[start of Input records]

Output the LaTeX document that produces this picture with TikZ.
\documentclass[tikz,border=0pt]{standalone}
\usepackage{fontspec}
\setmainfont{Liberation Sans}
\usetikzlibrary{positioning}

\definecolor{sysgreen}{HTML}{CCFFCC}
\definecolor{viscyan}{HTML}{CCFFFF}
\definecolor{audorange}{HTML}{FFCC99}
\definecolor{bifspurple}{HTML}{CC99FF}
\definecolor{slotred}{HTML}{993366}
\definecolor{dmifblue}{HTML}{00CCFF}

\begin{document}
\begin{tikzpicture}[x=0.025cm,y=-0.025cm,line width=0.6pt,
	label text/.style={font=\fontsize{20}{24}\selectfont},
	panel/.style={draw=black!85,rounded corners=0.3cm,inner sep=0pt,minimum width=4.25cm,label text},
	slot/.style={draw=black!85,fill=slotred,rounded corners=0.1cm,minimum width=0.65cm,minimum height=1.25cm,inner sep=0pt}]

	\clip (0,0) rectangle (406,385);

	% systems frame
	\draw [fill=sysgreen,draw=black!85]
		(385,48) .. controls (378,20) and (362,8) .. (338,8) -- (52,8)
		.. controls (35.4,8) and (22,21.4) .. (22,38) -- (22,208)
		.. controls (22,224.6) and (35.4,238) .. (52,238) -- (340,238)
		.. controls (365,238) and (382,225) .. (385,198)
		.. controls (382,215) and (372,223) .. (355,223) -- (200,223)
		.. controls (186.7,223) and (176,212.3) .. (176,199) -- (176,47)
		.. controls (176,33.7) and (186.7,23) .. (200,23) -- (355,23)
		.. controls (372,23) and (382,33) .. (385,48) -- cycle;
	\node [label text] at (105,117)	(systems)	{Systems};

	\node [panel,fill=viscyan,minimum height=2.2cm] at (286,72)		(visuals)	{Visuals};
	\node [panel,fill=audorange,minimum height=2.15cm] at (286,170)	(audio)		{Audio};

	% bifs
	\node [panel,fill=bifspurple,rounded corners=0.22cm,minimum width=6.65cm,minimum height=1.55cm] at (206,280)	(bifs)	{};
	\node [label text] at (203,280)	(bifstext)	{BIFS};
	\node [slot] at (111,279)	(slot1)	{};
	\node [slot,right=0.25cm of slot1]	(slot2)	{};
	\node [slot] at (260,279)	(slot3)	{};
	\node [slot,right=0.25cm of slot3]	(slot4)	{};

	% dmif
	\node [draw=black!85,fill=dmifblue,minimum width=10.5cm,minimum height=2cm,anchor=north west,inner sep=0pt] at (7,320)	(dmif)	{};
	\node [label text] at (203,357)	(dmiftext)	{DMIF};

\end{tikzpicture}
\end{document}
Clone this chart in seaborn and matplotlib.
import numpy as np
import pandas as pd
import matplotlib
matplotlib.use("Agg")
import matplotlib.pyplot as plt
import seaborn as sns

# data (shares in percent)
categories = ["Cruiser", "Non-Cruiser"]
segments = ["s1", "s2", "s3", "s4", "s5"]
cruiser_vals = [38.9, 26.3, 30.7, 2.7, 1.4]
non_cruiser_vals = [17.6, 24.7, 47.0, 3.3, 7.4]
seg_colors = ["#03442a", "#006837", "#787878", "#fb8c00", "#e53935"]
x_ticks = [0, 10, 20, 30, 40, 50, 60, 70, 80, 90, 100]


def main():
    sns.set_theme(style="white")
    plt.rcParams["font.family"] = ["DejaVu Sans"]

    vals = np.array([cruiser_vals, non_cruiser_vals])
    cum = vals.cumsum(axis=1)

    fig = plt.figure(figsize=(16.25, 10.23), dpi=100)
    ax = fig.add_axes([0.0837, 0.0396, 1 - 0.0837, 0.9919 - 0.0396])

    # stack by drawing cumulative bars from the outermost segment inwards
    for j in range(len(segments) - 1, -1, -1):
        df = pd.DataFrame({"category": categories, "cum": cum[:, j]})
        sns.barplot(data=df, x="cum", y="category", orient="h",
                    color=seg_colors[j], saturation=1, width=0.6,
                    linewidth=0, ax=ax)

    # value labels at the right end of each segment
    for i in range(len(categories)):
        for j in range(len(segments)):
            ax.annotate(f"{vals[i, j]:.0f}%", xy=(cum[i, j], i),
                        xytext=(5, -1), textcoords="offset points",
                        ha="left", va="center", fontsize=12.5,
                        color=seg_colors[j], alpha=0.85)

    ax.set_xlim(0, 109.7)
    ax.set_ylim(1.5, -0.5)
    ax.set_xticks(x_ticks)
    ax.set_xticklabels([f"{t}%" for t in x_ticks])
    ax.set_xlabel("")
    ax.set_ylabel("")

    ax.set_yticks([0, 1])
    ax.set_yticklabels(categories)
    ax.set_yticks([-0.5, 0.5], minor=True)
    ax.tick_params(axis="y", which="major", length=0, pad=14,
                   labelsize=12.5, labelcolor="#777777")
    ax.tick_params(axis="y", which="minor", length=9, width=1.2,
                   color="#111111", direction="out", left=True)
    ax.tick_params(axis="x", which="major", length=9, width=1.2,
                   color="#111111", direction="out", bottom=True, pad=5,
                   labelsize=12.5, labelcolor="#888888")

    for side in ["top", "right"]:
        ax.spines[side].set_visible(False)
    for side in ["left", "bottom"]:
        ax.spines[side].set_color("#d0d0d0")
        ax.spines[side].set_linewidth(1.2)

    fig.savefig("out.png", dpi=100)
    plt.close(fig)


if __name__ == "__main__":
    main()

[end of Input records]
[start of Input records]

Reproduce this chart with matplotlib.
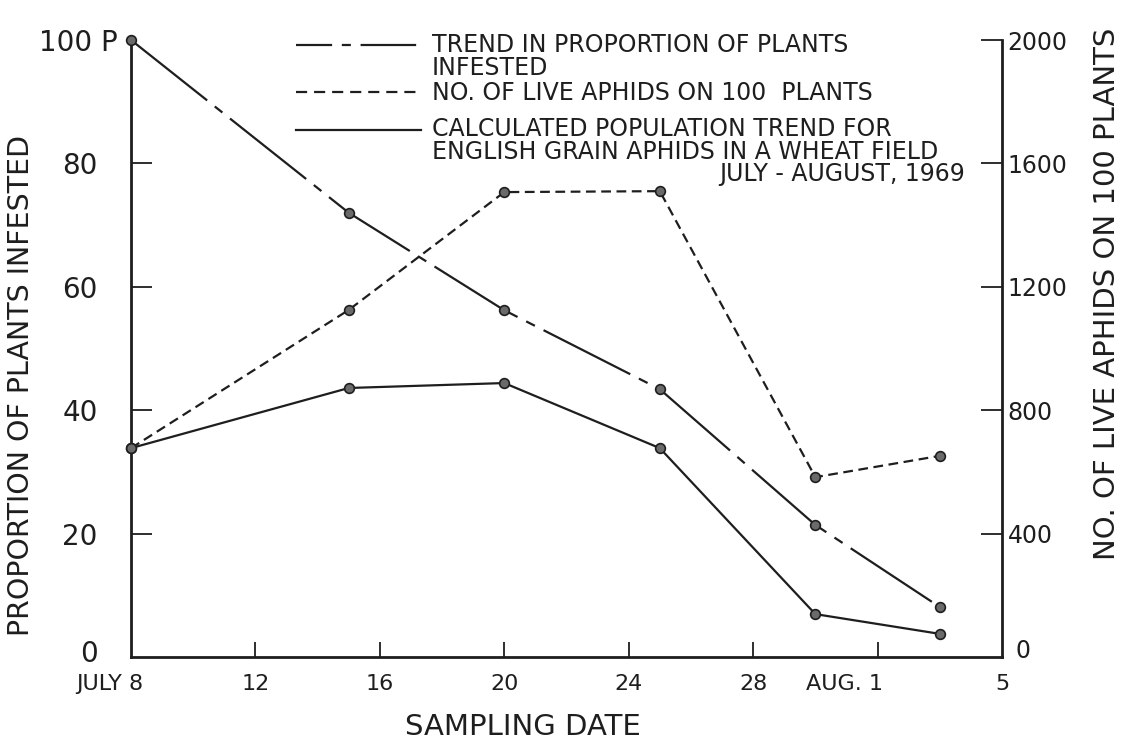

[end of Input records]

#### Short exercise:
Taking the material above, extract exactly and only the lines from the line with "Clone this chart in seaborn and matplotlib." to the line with "linewidth=0, ax=ax)", inclusive of both.

#### Completed task:
Clone this chart in seaborn and matplotlib.
import numpy as np
import pandas as pd
import matplotlib
matplotlib.use("Agg")
import matplotlib.pyplot as plt
import seaborn as sns

# data (shares in percent)
categories = ["Cruiser", "Non-Cruiser"]
segments = ["s1", "s2", "s3", "s4", "s5"]
cruiser_vals = [38.9, 26.3, 30.7, 2.7, 1.4]
non_cruiser_vals = [17.6, 24.7, 47.0, 3.3, 7.4]
seg_colors = ["#03442a", "#006837", "#787878", "#fb8c00", "#e53935"]
x_ticks = [0, 10, 20, 30, 40, 50, 60, 70, 80, 90, 100]


def main():
    sns.set_theme(style="white")
    plt.rcParams["font.family"] = ["DejaVu Sans"]

    vals = np.array([cruiser_vals, non_cruiser_vals])
    cum = vals.cumsum(axis=1)

    fig = plt.figure(figsize=(16.25, 10.23), dpi=100)
    ax = fig.add_axes([0.0837, 0.0396, 1 - 0.0837, 0.9919 - 0.0396])

    # stack by drawing cumulative bars from the outermost segment inwards
    for j in range(len(segments) - 1, -1, -1):
        df = pd.DataFrame({"category": categories, "cum": cum[:, j]})
        sns.barplot(data=df, x="cum", y="category", orient="h",
                    color=seg_colors[j], saturation=1, width=0.6,
                    linewidth=0, ax=ax)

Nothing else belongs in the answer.